Everything above is just an outline for the perfect restaurant business plan — don’t let it feel restrictive. You can include other sections, add details within sections and change the order as works best.

The final consideration for your restaurant business plan is how you’ll present all your notes, scribbles and lists. So, here are some final ideas on how to organize and present all that hard work you’ve delivered:

  1. Create a digital presentation. A restaurant business plan presentation consolidates all your ideas into one piece of content that’s sharable and digestible. Simple designs that avoid information overload will keep your audience’s focus on the things that matter. It’s best to keep your business plan close to your chest, so if you publish it online, make sure you’ve used the correct privacy settings.
  2. Get some printouts. While most people read online, there’s still a lot to be said for a physical business plan that can be handed out and read without internet access. Use high-quality paper and get the printing done professionally.
  3. Prepare notes. The opportunity to speak in person to potential new stakeholders is always going to be as nerve-wracking as it is exciting. You can make some cue cards or digital notes that help you highlight key information, entertain your audience and deliver professionally.
Meet the new, reimagined Square Stand

A powerful iPad point of sale with an intuitive, customer-driven checkout and integrated payments.

How to write a restaurant business plan FAQs

Why do I need a business plan for my restaurant?
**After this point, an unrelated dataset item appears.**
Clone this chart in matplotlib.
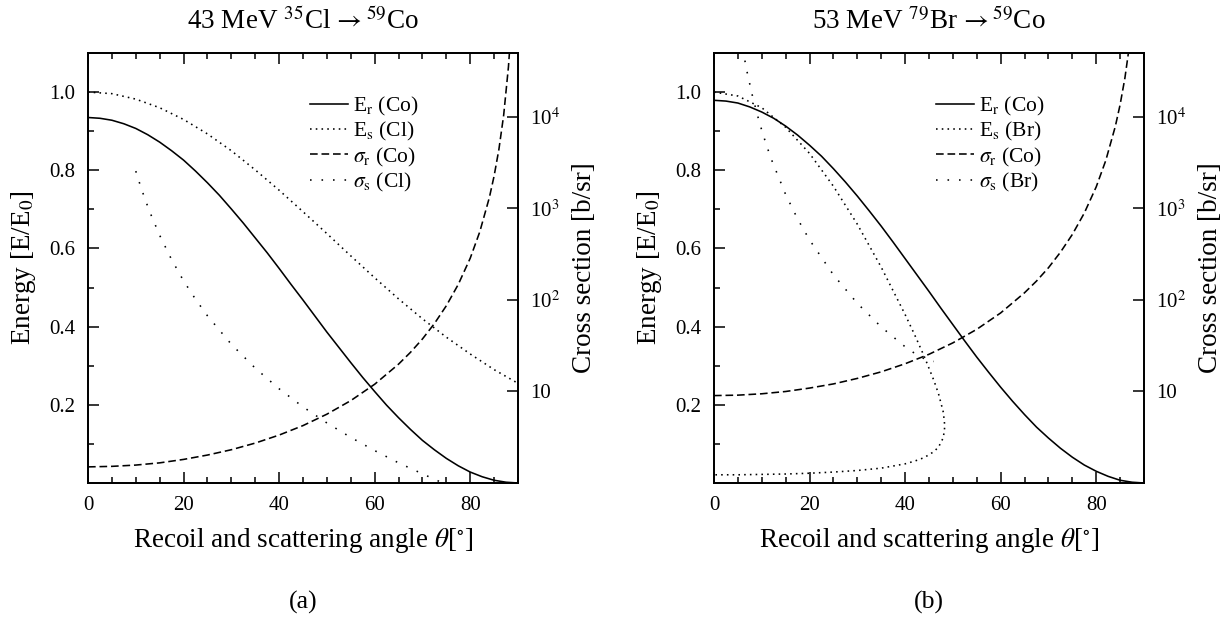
import matplotlib
matplotlib.use("Agg")
import matplotlib.pyplot as plt
from matplotlib.ticker import FixedLocator, NullLocator, MultipleLocator

plt.rcParams["font.family"] = ["Liberation Serif", "DejaVu Serif"]
plt.rcParams["mathtext.fontset"] = "stix"

# ---------------- (a) 43 MeV 35Cl -> 59Co ----------------
theta_er = [0, 2.5, 5, 7.5, 10, 12.5, 15, 17.5, 20, 22.5, 25, 27.5, 30, 32.5, 35,
            37.5, 40, 42.5, 45, 47.5, 50, 52.5, 55, 57.5, 60, 62.5, 65, 67.5, 70,
            72.5, 75, 77.5, 80, 82.5, 85, 87.5, 90]
er_co_a = [0.935, 0.933, 0.928, 0.919, 0.907, 0.891, 0.872, 0.850, 0.826, 0.798,
           0.768, 0.736, 0.701, 0.665, 0.627, 0.589, 0.549, 0.508, 0.468, 0.427,
           0.386, 0.347, 0.308, 0.270, 0.234, 0.199, 0.167, 0.137, 0.109, 0.085,
           0.063, 0.044, 0.028, 0.016, 0.007, 0.002, 0.0]

theta_es_a = [0, 5, 10, 15, 20, 25, 30, 35, 40, 45, 50, 55, 60, 65, 70, 75, 80, 85, 90]
es_cl_a = [1.000, 0.996, 0.982, 0.960, 0.930, 0.893, 0.850, 0.801, 0.749, 0.694,
           0.638, 0.581, 0.525, 0.471, 0.420, 0.373, 0.330, 0.290, 0.255]

theta_sr_a = [0, 5, 10, 15, 20, 25, 30, 35, 40, 45, 50, 55, 60, 65, 67.5, 70, 72.5,
              75, 77.5, 80, 82, 84, 85, 86, 87, 88, 88.5]
sr_co_a = [1.50, 1.52, 1.57, 1.66, 1.81, 2.02, 2.31, 2.73, 3.34, 4.24, 5.65, 7.95,
           12.0, 19.9, 26.8, 37.5, 55.2, 86.5, 148, 286, 556, 1313, 2266, 4418,
           10460, 35300, 83600]

theta_ss_a = [10, 11, 12, 13, 15, 17.5, 20, 22.5, 25, 30, 35, 40, 45, 50, 55, 60,
              65, 70, 72, 75]
ss_cl_a = [2560, 1750, 1237, 899, 509, 276, 162, 102, 67.2, 32.8, 18.0, 10.7, 6.79,
           4.53, 3.15, 2.26, 1.66, 1.26, 1.13, 0.96]

# ---------------- (b) 53 MeV 79Br -> 59Co ----------------
er_co_b = [0.979, 0.977, 0.972, 0.962, 0.949, 0.933, 0.913, 0.890, 0.864, 0.836,
           0.804, 0.770, 0.734, 0.696, 0.657, 0.616, 0.574, 0.532, 0.490, 0.447,
           0.405, 0.363, 0.322, 0.283, 0.245, 0.209, 0.175, 0.143, 0.115, 0.089,
           0.066, 0.046, 0.030, 0.017, 0.007, 0.002, 0.0]

theta_es_b = [0, 5, 10, 15, 20, 25, 30, 35, 40, 42, 44, 46, 47, 48, 48.31,
              48, 47, 46, 44, 42, 40, 35, 30, 25, 20, 15, 10, 5, 0]
es_br_b = [1.000, 0.990, 0.960, 0.910, 0.843, 0.759, 0.662, 0.552, 0.431, 0.379,
           0.324, 0.263, 0.228, 0.181, 0.145,
           0.116, 0.092, 0.080, 0.065, 0.056, 0.049, 0.038, 0.032, 0.028, 0.025,
           0.023, 0.022, 0.021, 0.021]

theta_sr_b = [0, 5, 10, 15, 20, 25, 30, 35, 40, 45, 50, 55, 60, 65, 67.5, 70, 72.5,
              75, 77.5, 80, 82, 84, 85, 86, 87]
sr_co_b = [9.02, 9.12, 9.44, 10.0, 10.9, 12.1, 13.9, 16.4, 20.1, 25.5, 34.0, 47.8,
           72.2, 120, 161, 225, 332, 520, 890, 1723, 3346, 7898, 13630, 26570, 62900]

theta_ss_b = [6, 7, 8, 9, 10, 11, 12, 15, 17.5, 20, 25, 30, 35, 40, 42, 44, 45, 46]
ss_br_b = [54900, 29700, 17400, 10870, 7140, 4880, 3451, 1419, 769, 453, 188, 91.9,
           50.7, 30.8, 26.1, 22.8, 21.7, 21.3]

panels = [
    dict(title=r"43 MeV $^{35}$Cl$\,\rightarrow$$^{59}$Co", tag="(a)", proj="Cl",
         er=er_co_a, theta_es=theta_es_a, es=es_cl_a,
         theta_sr=theta_sr_a, sr=sr_co_a, theta_ss=theta_ss_a, ss=ss_cl_a,
         left=88),
    dict(title=r"53 MeV $^{79}$Br$\,\rightarrow$$^{59}$Co", tag="(b)", proj="Br",
         er=er_co_b, theta_es=theta_es_b, es=es_br_b,
         theta_sr=theta_sr_b, sr=sr_co_b, theta_ss=theta_ss_b, ss=ss_br_b,
         left=714),
]

W, H = 1231, 624
fig = plt.figure(figsize=(W / 100, H / 100), dpi=100)

LW = 1.15
TICK_FS = 15
LABEL_FS = 19.5
for p in panels:
    ax = fig.add_axes([p["left"] / W, 1 - 483 / H, 430 / W, 430 / H])
    ax2 = ax.twinx()

    l1, = ax.plot(theta_er, p["er"], color="black", lw=LW, ls="-")
    l2, = ax.plot(p["theta_es"], p["es"], color="black", lw=LW, ls=(0, (1, 2.6)))
    l3, = ax2.plot(p["theta_sr"], p["sr"], color="black", lw=LW, ls=(0, (4.8, 2.4)))
    l4, = ax2.plot(p["theta_ss"], p["ss"], color="black", lw=LW, ls=(0, (1, 6.2)))

    ax.set_xlim(0, 90)
    ax.set_ylim(0, 1.1)
    ax2.set_yscale("log")
    ax2.set_ylim(1, 5e4)

    ax.xaxis.set_major_locator(MultipleLocator(20))
    ax.xaxis.set_minor_locator(MultipleLocator(5))
    ax.yaxis.set_major_locator(FixedLocator([0.2, 0.4, 0.6, 0.8, 1.0]))
    ax.yaxis.set_minor_locator(FixedLocator([0.1, 0.3, 0.5, 0.7, 0.9]))
    ax.set_yticklabels(["0.2", "0.4", "0.6", "0.8", "1.0"])
    ax.tick_params(which="both", direction="in", top=True, right=False,
                   labelsize=TICK_FS, width=1.1, pad=9)
    ax.tick_params(which="major", length=8)
    ax.tick_params(which="minor", length=4)

    ax2.yaxis.set_major_locator(FixedLocator([10, 100, 1000, 10000]))
    ax2.yaxis.set_minor_locator(NullLocator())
    ax2.set_yticklabels(["10", r"10$^2$", r"10$^3$", r"10$^4$"])
    ax2.tick_params(which="both", direction="in", labelsize=TICK_FS, width=1.1,
                    length=8, pad=9)

    for a in (ax, ax2):
        for s in a.spines.values():
            s.set_linewidth(1.3)

    ax.set_xlabel(r"Recoil and scattering angle $\theta$[$^{\circ}$]",
                  fontsize=LABEL_FS, labelpad=8)
    ax.set_ylabel(r"Energy [E/E$_0$]", fontsize=LABEL_FS, labelpad=8)
    ax2.set_ylabel("Cross section [b/sr]", fontsize=LABEL_FS, labelpad=8)
    ax.set_title(p["title"], fontsize=LABEL_FS, pad=17)

    pr = p["proj"]
    ax2.legend([l1, l2, l3, l4],
               [r"E$_{\rm r}$ (Co)", r"E$_{\rm s}$ (%s)" % pr,
                r"$\sigma_{\rm r}$ (Co)", r"$\sigma_{\rm s}$ (%s)" % pr],
               loc="upper left", bbox_to_anchor=(0.516, 0.902), frameon=False,
               borderpad=0, borderaxespad=0,
               fontsize=15.5, handlelength=1.75, handletextpad=0.25,
               labelspacing=0.1)

    fig.text((p["left"] + 215) / W, 1 - 602 / H, p["tag"], ha="center",
             va="center", fontsize=18.5)

fig.savefig("out.png", dpi=100)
A restaurant business plan provides a blueprint for success. It’s more than a document – it serves as your North Star when making important decisions, encouraging you to think strategically as you launch and grow. It’s also necessary to secure funding. Investors care about profitability, and a polished business plan shows you’ve done your market research, analyzed the competition and mapped out a path to profitability.

What is a good restaurant business plan?

A good restaurant business plan clearly defines your concept, target audience, strategy and operational plan. It shows investors your path to profitability, including a breakdown of financial projections. But it’s also honest about potential weaknesses or risks. It may include the following elements:

  • Executive summary
  • Company description
  • Market analysis
  • Strengths, weaknesses, opportunities, threats (SWOT) analysis
  • Details on menus and sourcing
  • Marketing strategy
  • Target market definition
  • Branding information
  • Organization and management overview
  • Financial plan

What are the main purposes of a restaurant business plan?

A restaurant business plan should accomplish three things: Define and clarify your vision, guide operations and decision-making as you grow and help secure funding by showing investors or potential partners that your idea can be profitable.

How often should I update the business plan of my restaurant?

It’s a good idea to revisit the business plan of your restaurant once a year. Your strategy may evolve as you try different approaches and gain new insights about your customer base, and you want your business plan to be current. You should also update it if you make any big changes, such as expanding your offerings with a retail line or overhauling your menu.